For those looking for something more “traditional”, the buzzing and repetitive riff that drives ‘Hurricane Brain’ occasionally sounds like a jam between the Reid brothers with Zodiac Mindwarp and Powerman 5000’s Spider One in tow, but the howling guitars and incessant rhythm are very much in keeping with this album’s other strong offerings. The arrangement here feels a little more basic, in the best possible way, which gives first time listeners a better chance at getting acquainted with 9-VV’s core sound. However, with a brief sojourn into something quite different during the middle eight, it still conveys the band’s usual love of unexpected twists. This instrumental moment is fleeting, but it holds for just long enough to hinting at something epic – and an unexpected, possibly unintentional nod to ‘October’ era U2…

Elsewhere, you’ll encounter a pleasing mix of distorted bass and tambourine serving up a bubblegum melody on ‘Floating Away’, with 9-Volt creating a hybrid sound that really suits them.

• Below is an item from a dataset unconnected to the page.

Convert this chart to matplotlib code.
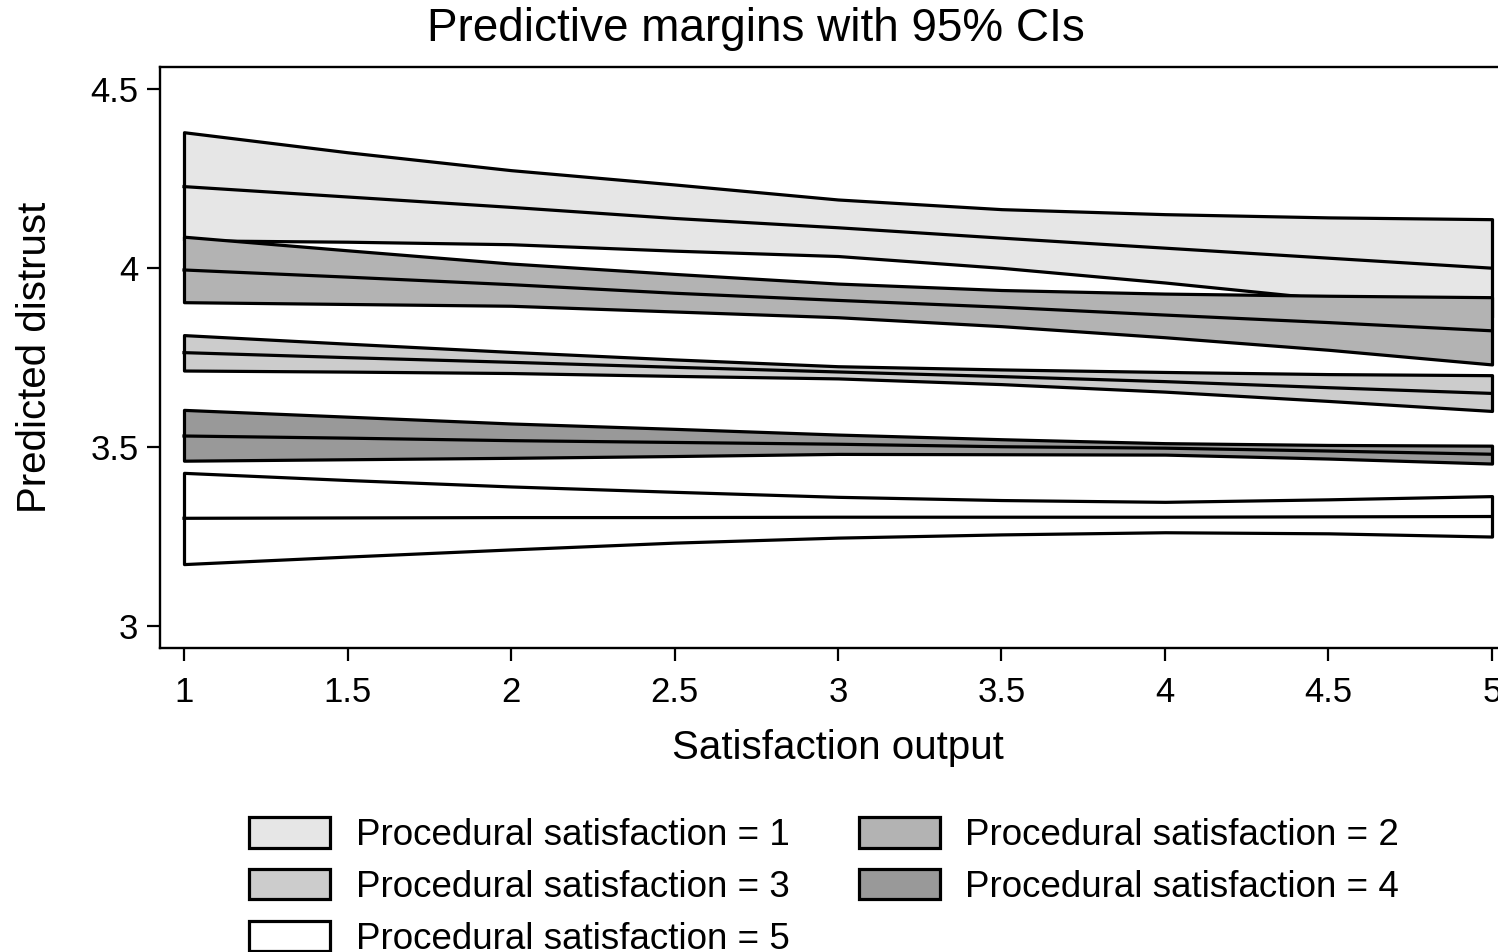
import matplotlib
matplotlib.use('Agg')
import matplotlib.pyplot as plt

plt.rcParams['font.family'] = ['Liberation Sans', 'DejaVu Sans']

# satisfaction output values (x)
sat_output = [1, 1.5, 2, 2.5, 3, 3.5, 4, 4.5, 5]

# predictive margins and 95% CI bounds, one set per procedural satisfaction level
ps1_mean = [4.228, 4.199, 4.170, 4.139, 4.113, 4.084, 4.056, 4.028, 4.000]
ps1_upper = [4.380, 4.324, 4.274, 4.234, 4.192, 4.165, 4.151, 4.142, 4.137]
ps1_lower = [4.078, 4.074, 4.067, 4.049, 4.034, 4.001, 3.960, 3.914, 3.863]

ps2_mean = [3.995, 3.975, 3.954, 3.930, 3.910, 3.891, 3.869, 3.848, 3.825]
ps2_upper = [4.088, 4.050, 4.013, 3.984, 3.957, 3.939, 3.929, 3.923, 3.919]
ps2_lower = [3.905, 3.900, 3.895, 3.879, 3.863, 3.838, 3.807, 3.772, 3.731]

ps3_mean = [3.764, 3.750, 3.737, 3.723, 3.710, 3.697, 3.683, 3.666, 3.650]
ps3_upper = [3.813, 3.789, 3.766, 3.745, 3.726, 3.717, 3.710, 3.704, 3.701]
ps3_lower = [3.714, 3.711, 3.707, 3.699, 3.692, 3.676, 3.655, 3.629, 3.601]

ps4_mean = [3.531, 3.525, 3.518, 3.513, 3.508, 3.501, 3.497, 3.489, 3.480]
ps4_upper = [3.604, 3.585, 3.566, 3.551, 3.535, 3.522, 3.511, 3.506, 3.504]
ps4_lower = [3.462, 3.466, 3.470, 3.475, 3.481, 3.480, 3.479, 3.468, 3.454]

ps5_mean = [3.301, 3.302, 3.303, 3.303, 3.304, 3.304, 3.304, 3.305, 3.306]
ps5_upper = [3.428, 3.408, 3.390, 3.375, 3.361, 3.352, 3.347, 3.354, 3.363]
ps5_lower = [3.173, 3.194, 3.214, 3.233, 3.247, 3.256, 3.262, 3.259, 3.250]

labels = ['Procedural satisfaction = %d' % i for i in range(1, 6)]
colors = ['#e6e6e6', '#b3b3b3', '#cccccc', '#999999', '#ffffff']

groups = [
    (ps1_mean, ps1_lower, ps1_upper),
    (ps2_mean, ps2_lower, ps2_upper),
    (ps3_mean, ps3_lower, ps3_upper),
    (ps4_mean, ps4_lower, ps4_upper),
    (ps5_mean, ps5_lower, ps5_upper),
]

fig = plt.figure(figsize=(14.98, 9.52), dpi=100)
ax = fig.add_axes([160 / 1498, 304 / 952, 1356 / 1498, 581 / 952])

handles = []
for (m, lo, hi), c, lab in zip(groups, colors, labels):
    h = ax.fill_between(sat_output, lo, hi, facecolor=c, edgecolor='black',
                        linewidth=2.3, label=lab, zorder=2)
    handles.append(h)
for (m, lo, hi) in groups:
    ax.plot(sat_output, m, color='black', linewidth=2.3, zorder=3)

ax.set_xlim(0.9266, 5.0734)
ax.set_ylim(2.9385, 4.5623)
ax.set_xticks([1, 1.5, 2, 2.5, 3, 3.5, 4, 4.5, 5])
ax.set_xticklabels(['1', '1.5', '2', '2.5', '3', '3.5', '4', '4.5', '5'])
ax.set_yticks([3, 3.5, 4, 4.5])
ax.set_yticklabels(['3', '3.5', '4', '4.5'])
ax.tick_params(axis='both', direction='out', length=9.5, width=1.6,
               labelsize=25)
ax.tick_params(axis='x', pad=11)
ax.tick_params(axis='y', pad=6)
for s in ax.spines.values():
    s.set_linewidth(1.7)

ax.set_xlabel('Satisfaction output', fontsize=29, labelpad=14)
ax.set_ylabel('Predicted distrust', fontsize=29, labelpad=26)
fig.text(756 / 1498, 1 - 29 / 952, 'Predictive margins with 95% CIs',
         fontsize=33, ha='center', va='center')

# row-major order for a 2-column legend
order = [0, 2, 4, 1, 3]
fig.legend([handles[i] for i in order], [labels[i] for i in order],
           loc='upper left', bbox_to_anchor=(249 / 1498, 1 - 817 / 952),
           ncol=2, frameon=False, fontsize=26.5, borderpad=0, borderaxespad=0,
           handlelength=2.2, handleheight=0.9, handletextpad=0.7,
           columnspacing=1.88, labelspacing=0.43)

fig.savefig('out.png', dpi=100)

With half of the guitars buried beneath the distortion and grumbling groove, it’s such a thrill to hear a set of 70s and 80s influences used in such a quirky way, whilst ‘Storm’ aims for an entirely different emotional pull by working acoustic guitars in a very 60s fashion, weaving a melody that sounds as if it were written with the overrated ukulele in mind, and had this been within ten feet of a recording studio back in 2009, would’ve likely been recorded that way. ‘Doldrums’ closes everything with another distorted radio blast where acoustic guitars hint at a beach scene. In the hands of other bands, it might seem like filler, but here, and with ‘Blue Odyssey’ still lurking in the listeners’ memories, it actually makes ‘Nude Beaches’ feel more like a conceptual piece.

A superb follow through from the promise of their earlier singles and a pair of excellent EPs, on this album, 9-Volt Velvet hammer their way through eleven tracks in a little over twenty three minutes, giving several punk bands a run for their money. There are times where the music swamps the vocal, and times where grooves and moods feel more important than actual songs, but for those who love garage rock, goth and 90s alternative sounds, this album is guaranteed to be a blast.